_RECORDED DATA_

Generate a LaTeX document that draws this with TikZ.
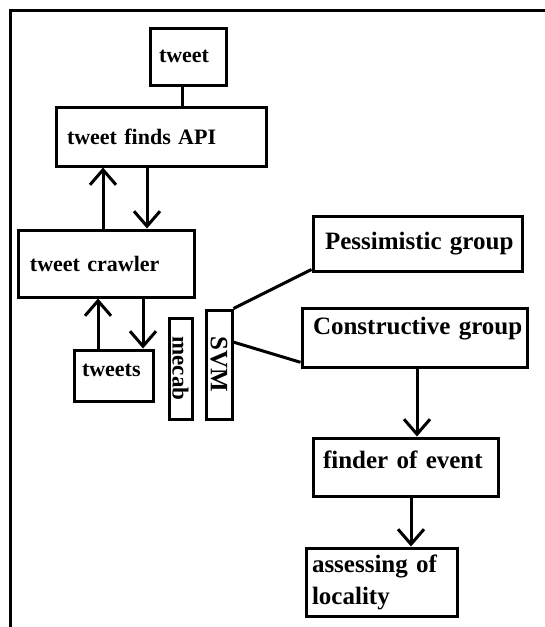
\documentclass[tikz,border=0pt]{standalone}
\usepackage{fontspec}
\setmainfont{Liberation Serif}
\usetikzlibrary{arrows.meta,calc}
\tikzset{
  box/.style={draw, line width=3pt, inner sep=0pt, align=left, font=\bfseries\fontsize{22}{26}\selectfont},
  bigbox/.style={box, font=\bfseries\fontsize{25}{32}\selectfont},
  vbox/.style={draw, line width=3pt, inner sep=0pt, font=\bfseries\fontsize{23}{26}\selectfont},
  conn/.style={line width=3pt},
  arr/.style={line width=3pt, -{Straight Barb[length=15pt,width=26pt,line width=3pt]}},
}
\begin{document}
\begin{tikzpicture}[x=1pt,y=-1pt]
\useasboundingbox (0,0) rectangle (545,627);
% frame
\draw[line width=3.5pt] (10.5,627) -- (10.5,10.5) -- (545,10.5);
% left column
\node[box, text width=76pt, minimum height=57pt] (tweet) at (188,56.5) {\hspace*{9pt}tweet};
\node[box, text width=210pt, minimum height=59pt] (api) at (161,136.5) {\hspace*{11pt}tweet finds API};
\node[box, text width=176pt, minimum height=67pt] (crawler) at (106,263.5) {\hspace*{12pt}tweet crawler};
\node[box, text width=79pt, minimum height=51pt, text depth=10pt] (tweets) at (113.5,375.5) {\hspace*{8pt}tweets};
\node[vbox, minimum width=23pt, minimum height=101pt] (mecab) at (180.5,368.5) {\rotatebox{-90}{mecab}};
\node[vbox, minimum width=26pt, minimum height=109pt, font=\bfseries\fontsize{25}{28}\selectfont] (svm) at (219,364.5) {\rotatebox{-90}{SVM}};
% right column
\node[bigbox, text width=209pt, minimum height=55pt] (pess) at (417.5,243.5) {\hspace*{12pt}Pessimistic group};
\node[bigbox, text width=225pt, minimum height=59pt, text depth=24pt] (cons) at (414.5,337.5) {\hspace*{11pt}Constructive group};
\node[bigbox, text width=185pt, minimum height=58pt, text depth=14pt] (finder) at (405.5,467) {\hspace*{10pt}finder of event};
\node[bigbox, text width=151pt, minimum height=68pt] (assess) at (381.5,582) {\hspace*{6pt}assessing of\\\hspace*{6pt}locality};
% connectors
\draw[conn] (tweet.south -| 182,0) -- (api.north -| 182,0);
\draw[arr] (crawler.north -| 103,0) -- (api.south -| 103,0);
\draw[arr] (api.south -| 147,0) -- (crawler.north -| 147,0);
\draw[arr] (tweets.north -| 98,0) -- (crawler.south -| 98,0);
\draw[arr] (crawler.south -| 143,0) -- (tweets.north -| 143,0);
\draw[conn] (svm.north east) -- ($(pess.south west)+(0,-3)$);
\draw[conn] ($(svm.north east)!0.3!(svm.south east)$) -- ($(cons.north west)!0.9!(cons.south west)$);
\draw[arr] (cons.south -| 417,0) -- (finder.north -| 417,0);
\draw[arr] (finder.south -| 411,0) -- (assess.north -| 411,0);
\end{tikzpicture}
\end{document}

_GIVEN INSTRUCTION_
Copy every line of the data exactly as written, excluding the pictures.

_SOLUTION TO THIS EXERCISE_
Generate a LaTeX document that draws this with TikZ.
\documentclass[tikz,border=0pt]{standalone}
\usepackage{fontspec}
\setmainfont{Liberation Serif}
\usetikzlibrary{arrows.meta,calc}
\tikzset{
  box/.style={draw, line width=3pt, inner sep=0pt, align=left, font=\bfseries\fontsize{22}{26}\selectfont},
  bigbox/.style={box, font=\bfseries\fontsize{25}{32}\selectfont},
  vbox/.style={draw, line width=3pt, inner sep=0pt, font=\bfseries\fontsize{23}{26}\selectfont},
  conn/.style={line width=3pt},
  arr/.style={line width=3pt, -{Straight Barb[length=15pt,width=26pt,line width=3pt]}},
}
\begin{document}
\begin{tikzpicture}[x=1pt,y=-1pt]
\useasboundingbox (0,0) rectangle (545,627);
% frame
\draw[line width=3.5pt] (10.5,627) -- (10.5,10.5) -- (545,10.5);
% left column
\node[box, text width=76pt, minimum height=57pt] (tweet) at (188,56.5) {\hspace*{9pt}tweet};
\node[box, text width=210pt, minimum height=59pt] (api) at (161,136.5) {\hspace*{11pt}tweet finds API};
\node[box, text width=176pt, minimum height=67pt] (crawler) at (106,263.5) {\hspace*{12pt}tweet crawler};
\node[box, text width=79pt, minimum height=51pt, text depth=10pt] (tweets) at (113.5,375.5) {\hspace*{8pt}tweets};
\node[vbox, minimum width=23pt, minimum height=101pt] (mecab) at (180.5,368.5) {\rotatebox{-90}{mecab}};
\node[vbox, minimum width=26pt, minimum height=109pt, font=\bfseries\fontsize{25}{28}\selectfont] (svm) at (219,364.5) {\rotatebox{-90}{SVM}};
% right column
\node[bigbox, text width=209pt, minimum height=55pt] (pess) at (417.5,243.5) {\hspace*{12pt}Pessimistic group};
\node[bigbox, text width=225pt, minimum height=59pt, text depth=24pt] (cons) at (414.5,337.5) {\hspace*{11pt}Constructive group};
\node[bigbox, text width=185pt, minimum height=58pt, text depth=14pt] (finder) at (405.5,467) {\hspace*{10pt}finder of event};
\node[bigbox, text width=151pt, minimum height=68pt] (assess) at (381.5,582) {\hspace*{6pt}assessing of\\\hspace*{6pt}locality};
% connectors
\draw[conn] (tweet.south -| 182,0) -- (api.north -| 182,0);
\draw[arr] (crawler.north -| 103,0) -- (api.south -| 103,0);
\draw[arr] (api.south -| 147,0) -- (crawler.north -| 147,0);
\draw[arr] (tweets.north -| 98,0) -- (crawler.south -| 98,0);
\draw[arr] (crawler.south -| 143,0) -- (tweets.north -| 143,0);
\draw[conn] (svm.north east) -- ($(pess.south west)+(0,-3)$);
\draw[conn] ($(svm.north east)!0.3!(svm.south east)$) -- ($(cons.north west)!0.9!(cons.south west)$);
\draw[arr] (cons.south -| 417,0) -- (finder.north -| 417,0);
\draw[arr] (finder.south -| 411,0) -- (assess.north -| 411,0);
\end{tikzpicture}
\end{document}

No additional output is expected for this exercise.